Se abrazaron durante un largo tiempo. Gabrielle y Médéric lloraron en silencio. ¿Cómo podía ser justo? Acababa de conocer a su madre y moría. Y ahora el Rey estaba solo. Gabrielle desechó ese pensamiento, su padre no estaba solo. La tenía a ella, a Françoise y a Roberta. Aunque ella no podía evitar pensar que era sólo un sueño, o una mentira, o que alguien había cometido una equivocación y que otra persona había muerto, otra reina.

Sin embargo no fue así. Una multitud estaba congregada de nuevo en el hospital. La mayoría no eran hostiles, esta vez. Eran simpatizantes de la monarquía que se entristecían por la muerte de la reina. Gabrielle tenía un vestido negro que le habían hecho llegar a su habitación media hora después de saber de la muerte de su madre. Tenía guantes negros y un sombrero negro que ayudaba a ocultar sus ojos rojos.

Lucrecia se veía fuerte, pero su nariz y sus ojos la delataban. El rey no tenía ni los ojos ni la nariz roja, pero su mirada de tristeza y pérdida lo decía todo. El amor de su vida, la madre de sus hijos, su reina, había muerto. La muerte le golpeaba una vez más y se reía en su rostro.

La reina se veía intranquila. Su rostro se mostraba sereno, pero ella no parecía complacida con la idea de tener que dejar el mundo. Gabrielle pensó que eran demasiadas emociones para una persona muerta, y albergó vanas esperanzas de que estuviera viva.

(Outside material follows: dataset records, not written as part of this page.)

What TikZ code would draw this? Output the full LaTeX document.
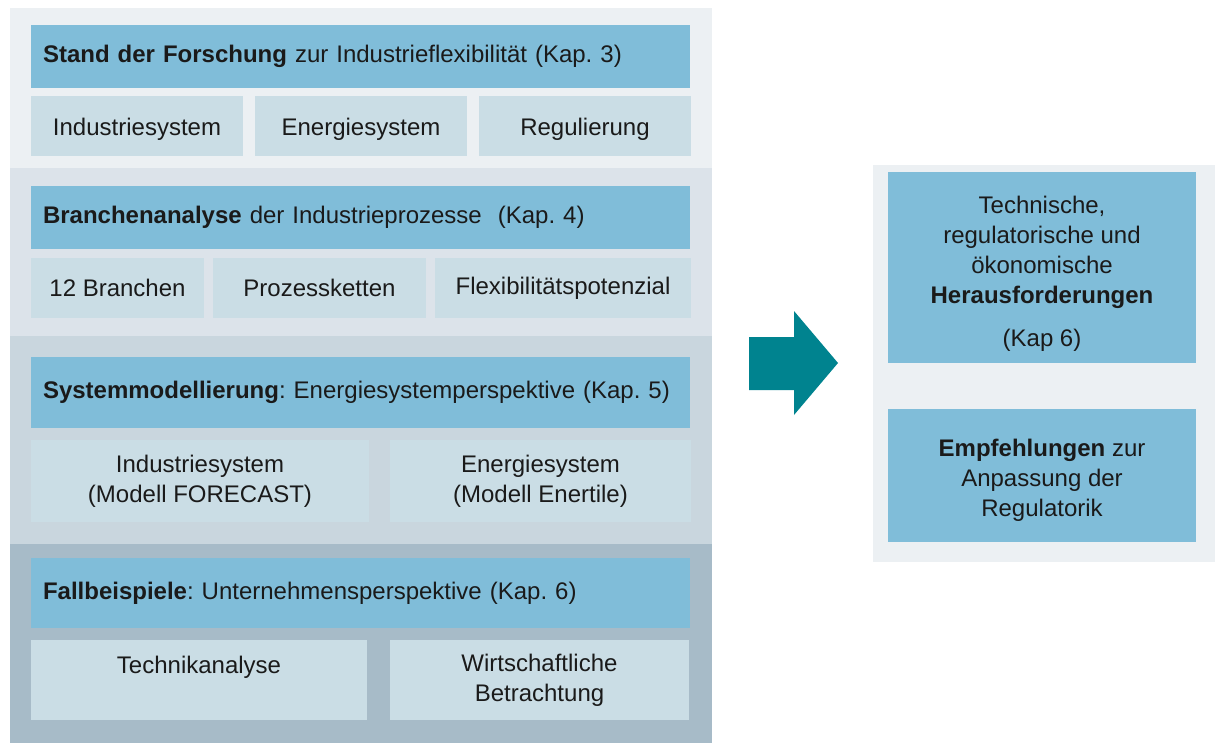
\documentclass[tikz,border=0pt]{standalone}
\usepackage{fontspec}
\setmainfont{Liberation Sans}
\frenchspacing
\definecolor{bandA}{HTML}{ECF0F3}
\definecolor{bandB}{HTML}{DCE3EA}
\definecolor{bandC}{HTML}{C9D6DE}
\definecolor{bandD}{HTML}{A7BBC8}
\definecolor{hdrc}{HTML}{80BDD9}
\definecolor{subc}{HTML}{CADDE5}
\definecolor{arrowc}{HTML}{00838F}
\definecolor{txt}{HTML}{1A1A1A}
\begin{document}
\begin{tikzpicture}[x=1pt,y=-1pt,
  every node/.style={inner sep=0pt, outer sep=0pt, text=txt,
    font=\fontsize{24}{30}\selectfont},
  band/.style={fill=#1, anchor=north west, minimum width=702pt},
  hdr/.style={fill=hdrc, anchor=north west, text width=635pt,
    inner xsep=12pt, align=left},
  sub/.style={fill=subc, anchor=north west, align=center},
  outbox/.style={fill=hdrc, anchor=north west, minimum width=308pt,
    align=center}]
\useasboundingbox (0,0) rectangle (1215,743);

% background bands of the four work packages
\node[band=bandA, minimum height=160pt] (b1) at (10,8) {};
\node[band=bandB, minimum height=168pt] (b2) at (10,168) {};
\node[band=bandC, minimum height=208pt] (b3) at (10,336) {};
\node[band=bandD, minimum height=199pt] (b4) at (10,544) {};

% Kap. 3
\node[hdr, minimum height=63pt] (h1) at (31,25)
  {\textbf{Stand der Forschung} zur Industrieflexibilität (Kap. 3)};
\node[sub, minimum width=212pt, minimum height=60pt] (s11) at (31,96) {\rule{0pt}{24pt}Industriesystem};
\node[sub, minimum width=212pt, minimum height=60pt] (s12) at (255,96) {\rule{0pt}{24pt}Energiesystem};
\node[sub, minimum width=212pt, minimum height=60pt] (s13) at (479,96) {\rule{0pt}{24pt}Regulierung};

% Kap. 4
\node[hdr, minimum height=63pt] (h2) at (31,186)
  {\textbf{Branchenanalyse} der Industrieprozesse\ \ (Kap. 4)};
\node[sub, minimum width=173pt, minimum height=60pt] (s21) at (31,258) {12 Branchen};
\node[sub, minimum width=213pt, minimum height=60pt] (s22) at (213,258) {Prozessketten};
\node[sub, minimum width=256pt, minimum height=60pt] (s23) at (435,258) {Flexibilitätspotenzial};

% Kap. 5
\node[hdr, minimum height=71pt] (h3) at (31,357)
  {\textbf{Systemmodellierung}: Energiesystemperspektive (Kap. 5)};
\node[sub, minimum width=338pt, minimum height=82pt] (s31) at (31,440)
  {Industriesystem\\(Modell FORECAST)};
\node[sub, minimum width=301pt, minimum height=82pt] (s32) at (390,440)
  {Energiesystem\\(Modell Enertile)};

% Kap. 6
\node[hdr, minimum height=70pt] (h4) at (31,558)
  {\textbf{Fallbeispiele}: Unternehmensperspektive (Kap. 6)};
\node[sub, minimum width=336pt, minimum height=80pt] (s41) at (31,640)
  {Technikanalyse\\\mbox{}};
\node[sub, minimum width=299pt, minimum height=80pt] (s42) at (390,640)
  {Wirtschaftliche\\Betrachtung};

% arrow towards the results
\fill[arrowc] (749,337) -- (794,337) -- (794,311) -- (838,363)
  -- (794,415) -- (794,390) -- (749,390) -- cycle;

% results panel
\node[fill=bandA, anchor=north west, minimum width=342pt, minimum height=397pt] (res) at (873,165) {};
\node[outbox, minimum height=191pt] (o1) at (888,172)
  {\rule{0pt}{30pt}Technische,\\regulatorische und\\ökonomische\\\textbf{Herausforderungen}\\[13pt](Kap 6)};
\node[outbox, minimum height=133pt] (o2) at (888,409)
  {\rule{0pt}{26pt}\textbf{Empfehlungen} zur\\Anpassung der\\Regulatorik};
\end{tikzpicture}
\end{document}
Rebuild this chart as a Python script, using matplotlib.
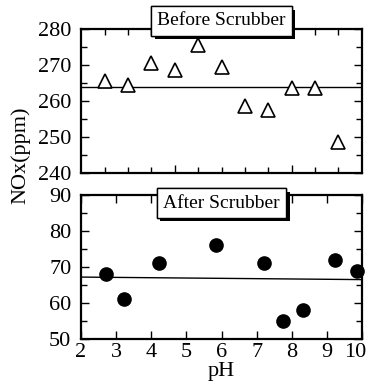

El rey pidió unos minutos a solas con su esposa. Lucrecia y Gabrielle se retiraron y lloraron mientras se tomaban de las manos. Cuando el rey salió de la habitación, Gabrielle pidió entrar. Su madre sólo se veía un poco más pálida que el día anterior, y ya no estaba conectada a los múltiples aparatos que vigilaban sus signos vitales. Por todo lo demás, ella parecía viva. Tan viva como su hija.

- Siempre quise estar cerca de ti – empezó Gabrielle –, tanto como reina como madre. En las noches me dormía pensando en cómo eras. Fue toda una odisea encontrar información sobre mí y mis orígenes. Y terminó anteayer. Supuse que la vida nos iba a dar tiempo de conocernos, yo quería conocerte, aún quiero, pero es imposible. Quería que me abrazaras, quería que me apoyaras. Mamá Jocelyn fue buena, siempre; pero yo sabía que no podía pertenecer del todo allí. Nunca me lo dijeron, pero lo sentimos todo el tiempo. Todos en la casa me daban un trato distinto, creo – Gabrielle calló un momento para evitar llorar –. Dijiste que ibas a escucharme tocar, y no lo hiciste. Ustedes dijeron que me iban a acompañar, los dos. Y ahora ya no estás, mamá. Tal vez sea tarde, una mentira, o apresurado, pero te amo, mamá. Toda mi vida te quise.

Gabrielle besó la frente de su madre muerta y sintió su piel fría y sin vida. Definitivamente la sangre ya no circulaba en ese cuerpo. Salió a trompicones de la habitación y no quiso volver a entrar en un hospital en toda su vida. Quería irse de allí. Su padre la abrazó para consolarla. Ella quería renegar del mundo entero. ¡Qué injusticia! ¡Era una mujer tan hermosa y buena! ¡Era generosa, amable, sensible! ¿Por qué debía morir? ¿Por qué no les habían dado más tiempo? ¡No habían sido suficientes esas pocas horas! Pero tampoco lo habrían sido cien años.

El día en el Palacio no pudo ser más triste. El vestíbulo y el salón de los tronos se abrieron para los ciudadanos. Todos aquellos que iban a presentar sus respetos para la Reina. Una increíble cantidad de personas con flores, pancartas y lágrimas se presentaban tanto dentro como a fuera del Palacio. Incluso los guardias y el personal de Palacio se veían tristes y decaídos. El Palacio parecía gemir de dolor.

Sus padres adoptivos la habían llamado un par de veces, preguntando por ella y por el rey. Su mamá Jocelyn preguntó por Lucrecia. Sin embargo el hablar con su mamá adoptiva sólo le recordó que nunca conocería realmente a su verdadera madre. Así que las llamadas duraron poco.